II. ISU’s Contentions 

 ISU argues that the Review Board erred in determining that LaFief was eligible to 
receive unemployment benefits because the evidence established that LaFief was not 
“discharged” within the meaning of the Act. Appellant’s Br. p. 7-8. Thus, because LaFief 
voluntarily agreed to a probationary one-year appointment pursuant to the contract, ISU 
maintains that LaFief was not eligible for unemployment benefits merely because it decided 
not to renew his contract. 

 Notwithstanding LaFief’s contention that he was eligible for benefits because he was 
“unemployed through no fault of his own,” appellees’ br. p. 6, we note that qualification for 
unemployment benefits under the Act is conditioned, in part, on the issue of whether or not a 
claimant was “discharged” within the meaning of the statute. Specifically, Indiana Code 
section 22-4-15-1 provides that “an individual who was discharged for just cause is ineligible 
[for benefits].” While the statute does not specifically define the term “discharge,” the 
general rule is that undefined words in a statute are given their plain, ordinary, and usual 
meaning. Ind. Code § 1-1-4-1(1). Courts may also consult English language dictionaries to 
ascertain the plain and ordinary meaning of statutory terms. Walling v. Appel Serv. Co., 641 
N.E.2d 647, 649 (Ind. Ct. App. 1994). 

 We note that Black’s Law Dictionary defines “discharge” as “the firing of an 
employee.” Black’s Law Dictionary 475 (7th ed. 1999). Here, there is no evidence 
supporting a conclusion that LaFief was fired.
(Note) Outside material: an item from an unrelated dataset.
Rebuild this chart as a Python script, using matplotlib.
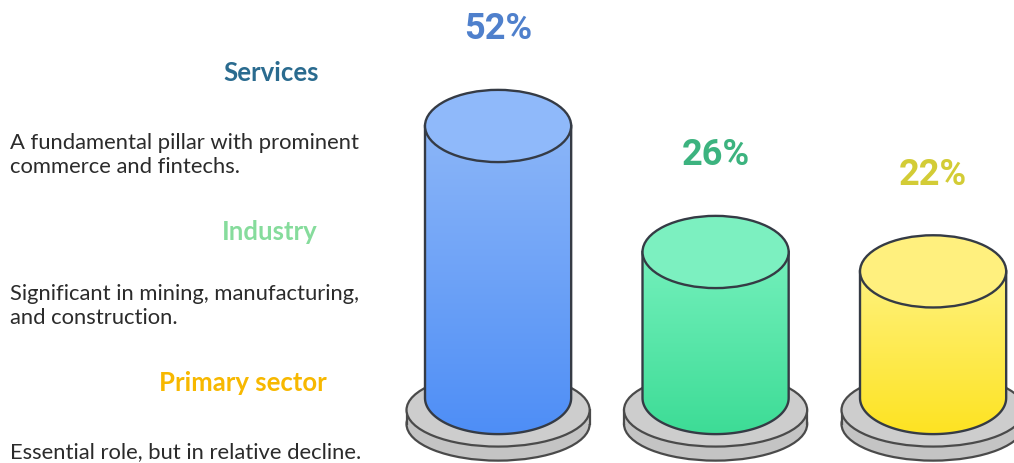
import numpy as np
import matplotlib.pyplot as plt
from matplotlib.patches import Ellipse, Polygon, Rectangle
from matplotlib.colors import LinearSegmentedColormap

# sector shares (%)
sectors = ["Services", "Industry", "Primary sector"]
shares = [52, 26, 22]
descriptions = [
    "A fundamental pillar with prominent\ncommerce and fintechs.",
    "Significant in mining, manufacturing,\nand construction.",
    "Essential role, but in relative decline.",
]
heading_colors = ["#2a6b8f", "#86dc9c", "#f7b800"]
label_colors = ["#4f80cc", "#3cb37f", "#d3cc36"]
top_colors = ["#8fb9fa", "#7cf0c0", "#fff07e"]
grad_colors = [("#8cb6f8", "#4e8ef6"), ("#74f0bc", "#3ddc96"), ("#fff27e", "#fde322")]

edge = "#353b45"
cyl_w = 0.672      # cylinder width (x units)
ell_h = 14.9       # ellipse height (y units)
cyl_bottom = -4.13
disk_w = 0.842
disk_h = 15.1
disk_top = -6.6
disk_thick = 2.9

fig = plt.figure(figsize=(10.14, 4.64), dpi=100)
fig.patch.set_facecolor("white")
ax = fig.add_axes([0, 0, 1, 1])
ax.set_xlim(-2.29, 2.372)
ax.set_ylim(-17.54, 78.2)
ax.axis("off")

x = np.arange(len(shares))

for i, (xc, v) in enumerate(zip(x, shares)):
    # grey base disk
    ax.add_patch(Ellipse((xc, disk_top - disk_thick), disk_w, disk_h,
                         facecolor="#c4c4c4", edgecolor="#4a4a4a", lw=1.6, zorder=1))
    ax.add_patch(Rectangle((xc - disk_w / 2, disk_top - disk_thick), disk_w, disk_thick,
                           facecolor="#c4c4c4", edgecolor="none", zorder=1.1))
    ax.plot([xc - disk_w / 2] * 2, [disk_top - disk_thick, disk_top], color="#4a4a4a", lw=1.6, zorder=1.2)
    ax.plot([xc + disk_w / 2] * 2, [disk_top - disk_thick, disk_top], color="#4a4a4a", lw=1.6, zorder=1.2)
    ax.add_patch(Ellipse((xc, disk_top), disk_w, disk_h,
                         facecolor="#cdcdcd", edgecolor="#4a4a4a", lw=1.6, zorder=1.3))

    # cylinder body: sides plus lower half of the bottom ellipse
    t = np.linspace(np.pi, 2 * np.pi, 80)
    arc_x = xc + cyl_w / 2 * np.cos(t)
    arc_y = cyl_bottom + ell_h / 2 * np.sin(t)
    verts = np.column_stack([
        np.concatenate([[xc - cyl_w / 2], arc_x, [xc + cyl_w / 2]]),
        np.concatenate([[v], arc_y, [v]]),
    ])
    body = Polygon(verts, closed=True, facecolor="none", edgecolor=edge, lw=1.7, zorder=3)
    ax.add_patch(body)
    cmap = LinearSegmentedColormap.from_list(f"g{i}", [grad_colors[i][1], grad_colors[i][0]])
    grad = np.linspace(0, 1, 256).reshape(-1, 1)
    img = ax.imshow(grad, cmap=cmap, origin="lower", aspect="auto",
                    extent=(xc - cyl_w / 2, xc + cyl_w / 2, cyl_bottom - ell_h / 2, v),
                    zorder=2)
    img.set_clip_path(body)

    # top face
    ax.add_patch(Ellipse((xc, v), cyl_w, ell_h, facecolor=top_colors[i],
                         edgecolor=edge, lw=1.7, zorder=4))

    # value label
    ax.text(xc, v + ell_h / 2 + 12.7, f"{v}%", ha="center", va="center",
            fontsize=26, fontweight="bold", family="Roboto", color=label_colors[i])

# left-hand text column
head_x = [223, 222, 159]
head_y = [73, 232, 383]
desc_y = [155, 306, 452]
for name, c, hx, hy, desc, dy in zip(sectors, heading_colors, head_x, head_y, descriptions, desc_y):
    fig.text(hx / 1014, 1 - hy / 464, name, ha="left", va="center",
             fontsize=18.5, fontweight="bold", family="Lato", color=c)
    fig.text(10 / 1014, 1 - dy / 464, desc, ha="left", va="center",
             fontsize=15.8, family="Lato", color="#2b2b2b", linespacing=1.3)

fig.savefig("out.png", dpi=100, facecolor="white")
To the contrary, it is undisputed that LaFief 
was employed pursuant to the terms of a one-year, probationary appointment that was not 
renewed for the 2006-07 academic year. Pursuant to ISU’s policy, assistant professors are 
eligible for continuing employment only after achieving tenure. Until such time, assistant 
professors are employed pursuant to one-year probationary appointments that are reviewed 
annually, resulting in a recommendation for reappointment, conditional reappointment, or 
non-reappointment. Appellant’s App. p. 25. Moreover, ISU provides a separate mechanism 
for termination. Id. at 22. 

 Although we have found no reported Indiana case discussing the issue of whether a 
non-tenured university professor is “discharged” within the meaning of the Act when he or 
she is not reappointed at the expiration of a probationary one-year appointment, decisions 
from other jurisdictions may be instructive. Assoc. Truck Lines, Inc. v. Pub. Serv. Comm’n 
of Ind., 492 N.E.2d 704, 713 (Ind. Ct. App. 1986). In Mayberry v. Dees, 663 F.2d 502, 515 
(4th Cir. 1981), cert. denied, 459 U.S. 830 (1982), a distinction was made between non-
reappointment or “non-renewal” of a probationary appointment and discharge or “dismissal” 
under the university tenure concept: 

It is a fact of basic importance that non-renewal, following the running of the 
established probationary period, is not a dismissal, and is altogether lacking in 
invidious connotations. . . . Unfortunately, these two terms are too frequently 
used as synonyms . . . reference is often made to those whose probationary 
contracts are not renewed as having been “dismissed.” . . . Dismissal, whether 
during a term or a tenured appointment is grave action, which should be 
undertaken only for cause, with full procedural safeguards, and with the 
burden of proof resting on the institution to demonstrate before proper 
tribunals that dismissal is warranted. But the decision not to reappoint or not 
to grant tenure is not a form of dismissal. Non-reappointment is a regular and 
indispensable feature of any tenure system that includes a selection process 
resting on probationary service. 


(Emphasis added). In essence, Mayberry determined that non-reappointment does not equate 
to a discharge under the university tenure concept. And we agree with that pronouncement. 

As noted above, LaFief voluntarily agreed to a probationary one-year appointment 
with ISU. Appellant’s App. p. 20. The one-year appointment expired by its own terms and 
was not renewed by ISU. Moreover, when LaFief accepted the position, he knew that each 
year, ISU would have the option of not reappointing him. Id. Hence, the evidence establishes 
that LaFief had no expectation of continuing employment beyond the expiration of the one-
year term. As a result, LaFief’s unemployment at the expiration of the appointment 
establishes that he was not entitled to benefits. In other words, the Review Board erred in 
concluding that ISU had “effectively discharged” LaFief from employment. Id. at 14-15. 
See Pope v. Wabash Valley Human Servs., Inc., 500 N.E.2d 209, 212 (Ind. Ct. App. 1986) 
(observing that where an employee voluntarily agrees to an employment contract that 
provides for prospective unemployment and he subsequently becomes unemployed, that 
unemployment is voluntary and he is, therefore, ineligible for benefits under the Act). 

The judgment of the Review Board is reversed. 

FRIEDLANDER, J., and CRONE, J., concur.